The incident occurred Tuesday morning, prompting the Department of Energy to issue an alert to employees, the media, and residents nearby.

“There are concerns about subsidence in the soil covering railroad tunnels near a former chemical processing facility,” the statement read. It later described a 20-square-foot cave-in of soil into tunnels carrying “contaminated materials.”

The DOE claimed that there is “no indication of a release of contamination at this point.” There are no reports of injuries.

The Washington state facility, located roughly 200 miles southeast of Seattle, was created during the World War II-era Manhattan Project, and is now home to hundreds of billions of gallons of radioactive waste generated from building up the nation’s nuclear weapons arsenal.

Hanford is also the site of one of the largest environmental cleanup efforts in the world. Already the energy department has spent $40 billion since 1989 on disposing of stored waste. But it’s estimated the project won’t be complete until at east 2047, and could cost an addition $110 billion.

In 2014, the Government Accountability Office panned DOE’s cleanup strategy, stating that it hinges on the lasting integrity of storage tanks currently holding waste. Those tanks, the report noted, have design flaws, and are already leaking.

Hanford has also been subject of whistleblower retaliation complaints.
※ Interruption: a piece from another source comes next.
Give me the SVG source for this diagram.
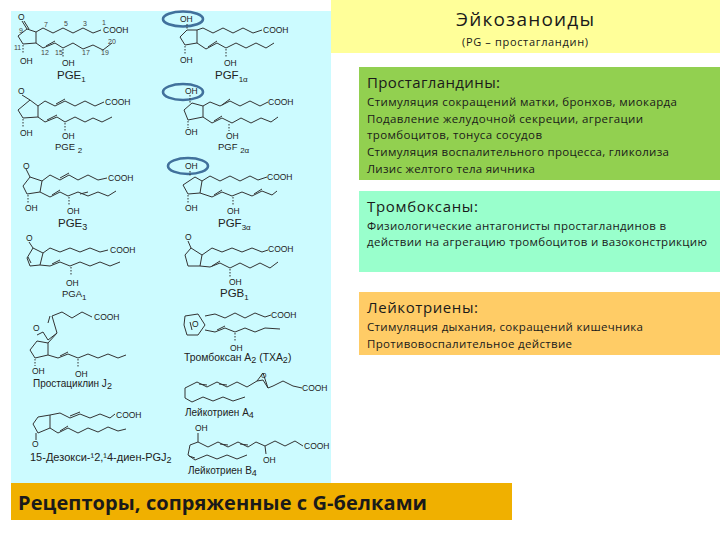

Two employees of a contracting firm working on site came forward with concerns about the safety of a waste treatment plant under construction. The two individuals were then fired.

A Senate subcommittee convened a hearing on the matter, during which Sen. Ed Markey (D-Mass.) concluded that concerns raised by the whistleblowers, Donna Busche and Dr. Walter Tamosaitis, were all “independently verified.”

The DOE’s inspector general, however, conducted its own probe, and said it was unable to determine if retaliation occurred.